Abstract

Near-surface geological properties can have a large effect on the character of seismic arrivals. While it has long been recognized that a large velocity contrast between the surface layer and the substrate can cause reverberation of the seismic signal, the effects of small scale lateral heterogeneity on the wave field propagation have, to our knowledge, not been treated in detail. We show that lateral heterogeneity in the surface region can strongly alter the character of arriving seismic signals by causing a resonant coupling to the surface modes of the medium. We describe the effect using propagator matrix formalism and the Born approximation. We demonstrate the effect using finite difference simulations of P-SV wave propagation for a model containing a low-velocity surface layer having roughness along its interface with an elastic half-space.
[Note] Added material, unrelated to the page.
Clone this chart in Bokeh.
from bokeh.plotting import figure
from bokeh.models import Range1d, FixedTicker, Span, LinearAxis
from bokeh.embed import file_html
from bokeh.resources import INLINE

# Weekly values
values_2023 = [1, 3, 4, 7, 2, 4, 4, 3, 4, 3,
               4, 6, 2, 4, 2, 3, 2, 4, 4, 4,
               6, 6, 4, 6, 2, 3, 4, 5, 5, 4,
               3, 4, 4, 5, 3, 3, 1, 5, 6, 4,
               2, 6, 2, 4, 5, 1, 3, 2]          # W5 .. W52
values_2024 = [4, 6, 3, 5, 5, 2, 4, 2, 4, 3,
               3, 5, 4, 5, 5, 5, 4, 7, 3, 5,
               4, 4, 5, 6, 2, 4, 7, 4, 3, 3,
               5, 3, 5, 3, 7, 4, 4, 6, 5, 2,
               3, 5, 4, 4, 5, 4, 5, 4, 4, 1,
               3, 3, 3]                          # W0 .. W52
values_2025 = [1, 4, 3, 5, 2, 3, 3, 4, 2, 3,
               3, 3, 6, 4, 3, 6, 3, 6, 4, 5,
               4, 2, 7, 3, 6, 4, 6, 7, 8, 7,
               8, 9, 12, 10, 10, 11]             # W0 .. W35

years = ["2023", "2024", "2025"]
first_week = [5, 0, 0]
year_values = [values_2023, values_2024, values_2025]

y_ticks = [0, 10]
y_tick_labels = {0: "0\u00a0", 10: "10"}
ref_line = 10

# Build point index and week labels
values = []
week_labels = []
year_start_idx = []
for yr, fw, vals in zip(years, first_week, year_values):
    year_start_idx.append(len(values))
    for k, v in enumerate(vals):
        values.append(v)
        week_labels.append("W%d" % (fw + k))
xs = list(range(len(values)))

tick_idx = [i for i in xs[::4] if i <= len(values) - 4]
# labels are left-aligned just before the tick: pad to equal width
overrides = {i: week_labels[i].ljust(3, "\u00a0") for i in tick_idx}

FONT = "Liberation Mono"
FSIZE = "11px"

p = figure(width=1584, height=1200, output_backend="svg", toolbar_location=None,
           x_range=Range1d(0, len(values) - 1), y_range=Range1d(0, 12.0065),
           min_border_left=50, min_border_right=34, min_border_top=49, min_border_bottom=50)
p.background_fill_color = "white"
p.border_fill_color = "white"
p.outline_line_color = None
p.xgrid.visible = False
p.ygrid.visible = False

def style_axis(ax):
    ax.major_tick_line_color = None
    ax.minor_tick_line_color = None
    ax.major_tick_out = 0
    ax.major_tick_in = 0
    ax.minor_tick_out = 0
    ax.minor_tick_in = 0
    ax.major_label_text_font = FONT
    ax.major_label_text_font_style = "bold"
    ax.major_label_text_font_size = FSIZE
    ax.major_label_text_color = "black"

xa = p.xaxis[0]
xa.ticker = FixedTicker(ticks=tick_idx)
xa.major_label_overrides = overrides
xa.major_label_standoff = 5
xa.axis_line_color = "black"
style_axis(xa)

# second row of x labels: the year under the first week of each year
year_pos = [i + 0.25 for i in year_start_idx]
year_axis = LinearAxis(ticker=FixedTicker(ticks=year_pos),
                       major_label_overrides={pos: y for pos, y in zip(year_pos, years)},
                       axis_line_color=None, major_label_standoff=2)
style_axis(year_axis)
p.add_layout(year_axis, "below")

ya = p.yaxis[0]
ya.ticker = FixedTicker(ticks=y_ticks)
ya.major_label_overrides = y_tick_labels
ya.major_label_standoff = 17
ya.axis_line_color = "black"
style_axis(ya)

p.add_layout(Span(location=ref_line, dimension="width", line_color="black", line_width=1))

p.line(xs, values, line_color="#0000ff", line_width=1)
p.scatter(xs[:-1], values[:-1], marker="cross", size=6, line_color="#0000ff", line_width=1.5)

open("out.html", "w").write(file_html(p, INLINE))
These simulations show that when a planar pulse is incident upon the low-velocity layer, the roughness induces a strong resonant coupling to Rayleigh modes, a condition which cannot occur for a laterally invariant medium. The resonant coupling causes a long coda following the direct seismic arrival. Frequency-wavenumber analysis of the simulated seismic arrivals recorded over the rough low-velocity layer shows that the scattered energy is distributed in FK space principally along the dispersion curves of the surface modes of the average smooth low-velocity layer. The amplitude of the simulated signal is modulated as a function of frequency according to reverberations in a smooth surface layer. Both the concentration of energy along the Rayleigh dispersion curves in FK space and the frequency modulation are predicted by the propagator matrix-Born scattering analysis.